After a lot more testing, it seems there can be up to a 20 percent difference dependiing on the placement.  It all cycles around 16 bytes so one would have to do an align 16 followed by inserting the best number of bytes for optimum timing.  This could be up to 30 extra bytes wasted, but not too bad for a time critical routine.  Of course, judicious placement of fillers within the routine could help also.

Mark Jones

#28
Quote from: Shakain on March 17, 2005, 09:14:38 PM
The results for a AMD XP 1800, XP pro (default)

36
36
307
307 *

* this number changes between runs, I saw it under 300 at some time. Strange ?


Interesting.... AMD XP 1800, XP Pro SP1:

36 cycles
36 cycles
196 ms
196 ms

(Also interesting that my AMD 1800 is faster than Rags' AMD Semperon 2500+ at these tests, and almost keeps up with the P4 2600???) :dazzled:

Lets not forget about overclocking, hardware, and driver contributions to this test. I'm using a highly-optimized (but not overclocked) SolTek nVIDIA mainboard. I also update all drivers every once-in-a-while.
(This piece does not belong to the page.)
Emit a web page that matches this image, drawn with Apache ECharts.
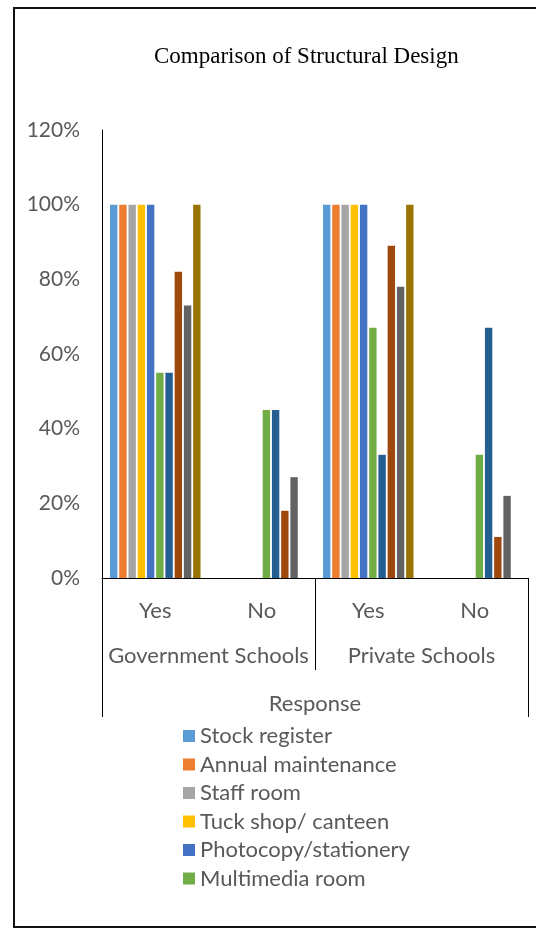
<!DOCTYPE html>
<html>
<head>
<meta charset="utf-8">
<title>Comparison of Structural Design</title>
<script src="https://cdn.jsdelivr.net/npm/echarts@6/dist/echarts.min.js"></script>
<style>
  html, body { margin: 0; padding: 0; background: #fff; }
  #chart { width: 536px; height: 929px; }
</style>
</head>
<body>
<div id="chart"></div>
<script>
// Responses (share of schools) per facility, grouped by school type
const responses = ['Yes', 'No', 'Yes', 'No'];
const schoolTypes = ['Government Schools', 'Private Schools'];
const axisTitle = ['Response'];
const yTicks = [0, 0.2, 0.4, 0.6, 0.8, 1.0, 1.2];

const facilities = [
  'Stock register',
  'Annual maintenance',
  'Staff room',
  'Tuck shop/ canteen',
  'Photocopy/stationery',
  'Multimedia room',
  'Facility 7',
  'Facility 8',
  'Facility 9',
  'Facility 10'
];
const legendShown = facilities.slice(0, 6);

// values in %, order: Gov Yes, Gov No, Private Yes, Private No
const stockRegister     = [100, 0, 100, 0];
const annualMaintenance = [100, 0, 100, 0];
const staffRoom         = [100, 0, 100, 0];
const tuckShop          = [100, 0, 100, 0];
const photocopy         = [100, 0, 100, 0];
const multimediaRoom    = [55, 45, 67, 33];
const facility7         = [55, 45, 33, 67];
const facility8         = [82, 18, 89, 11];
const facility9         = [73, 27, 78, 22];
const facility10        = [100, 0, 100, 0];

const seriesValues = [stockRegister, annualMaintenance, staffRoom, tuckShop, photocopy,
  multimediaRoom, facility7, facility8, facility9, facility10];

const palette = ['#5B9BD5', '#ED7D31', '#A5A5A5', '#FFC000', '#4472C4',
  '#70AD47', '#255E91', '#9E480E', '#636363', '#997300'];

const labelFont = 'Lato, "Open Sans", sans-serif';
const labelColor = '#595959';

const chart = echarts.init(document.getElementById('chart'), null, { renderer: 'canvas' });

chart.setOption({
  animation: false,
  color: palette,
  title: {
    text: 'Comparison of Structural Design',
    left: 149,
    top: 40,
    textStyle: {
      fontFamily: '"Liberation Serif", "Times New Roman", serif',
      fontWeight: 'normal',
      fontSize: 23,
      color: '#000'
    }
  },
  graphic: [{
    type: 'rect',
    shape: { x: 14, y: 8, width: 560, height: 919 },
    style: { fill: 'none', stroke: '#111', lineWidth: 2 },
    silent: true,
    z: 100
  }],
  legend: {
    orient: 'vertical',
    left: 178,
    top: 720,
    data: legendShown,
    icon: 'rect',
    itemWidth: 12,
    itemHeight: 12,
    itemGap: 6.5,
    textStyle: { fontFamily: labelFont, fontSize: 22, color: labelColor }
  },
  grid: { left: 102, right: 8, top: 130, bottom: 351, containLabel: false },
  xAxis: [
    {
      type: 'category',
      data: responses,
      position: 'bottom',
      axisLine: { show: true, lineStyle: { color: '#000', width: 1 } },
      axisTick: { show: false },
      axisLabel: { margin: 22, fontFamily: labelFont, fontSize: 22, color: labelColor, interval: 0 }
    },
    {
      type: 'category',
      data: schoolTypes,
      position: 'bottom',
      axisLine: { show: false },
      axisTick: { show: true, length: 92, interval: 0, lineStyle: { color: '#000', width: 1 } },
      axisLabel: { margin: 67, fontFamily: labelFont, fontSize: 22, color: labelColor, interval: 0 }
    },
    {
      type: 'category',
      data: axisTitle,
      position: 'bottom',
      axisLine: { show: false },
      axisTick: { show: true, length: 139, interval: 0, lineStyle: { color: '#000', width: 1 } },
      axisLabel: { margin: 115, fontFamily: labelFont, fontSize: 22, color: labelColor }
    }
  ],
  yAxis: {
    type: 'value',
    min: yTicks[0],
    max: yTicks[yTicks.length - 1],
    interval: yTicks[1] - yTicks[0],
    axisLine: { show: true, lineStyle: { color: '#000', width: 1 } },
    axisTick: { show: false },
    splitLine: { show: false },
    axisLabel: {
      margin: 22,
      fontFamily: labelFont,
      fontSize: 21,
      color: labelColor,
      formatter: v => Math.round(v * 100) + '%'
    }
  },
  series: facilities.map((name, i) => ({
    name,
    type: 'bar',
    xAxisIndex: 0,
    barGap: '25%',
    barCategoryGap: '15%',
    data: seriesValues[i].map(v => v / 100)
  }))
});
</script>
</body>
</html>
This has been the best PC ever (knock on wood) so if you're ever in the market for a new system, check out SolTek for your next mainboard: http://www.soltek.de/soltek/news/index.php (Innocent plug.) :U

Edit: Soltek is long-gone. :(
"To deny our impulses... foolish; to revel in them, chaos." MCJ 2003.08

Citric

Quote from: Citric on May 17, 2005, 10:19:02 AM
Hi All
I have ported MichaelW code timing macros to GoAsm but they dont seem to give the same results.

test.exe displays results for the masm32.lib StrLen procedure, at HIGH_PRIORITY_CLASS

Please test them and post your results, maybe with a comparsion to MichaelW macros.

Cheers Adam
ps Any Guru, please have a look to see if i have gone wrong somewhere to get different result to the masm macros.
ps I am building them with "GoAsm.Exe Version 0.52.4 beta" and "GoLink.Exe Version 0.25.4"



Please have a look over at the GoAsm forum.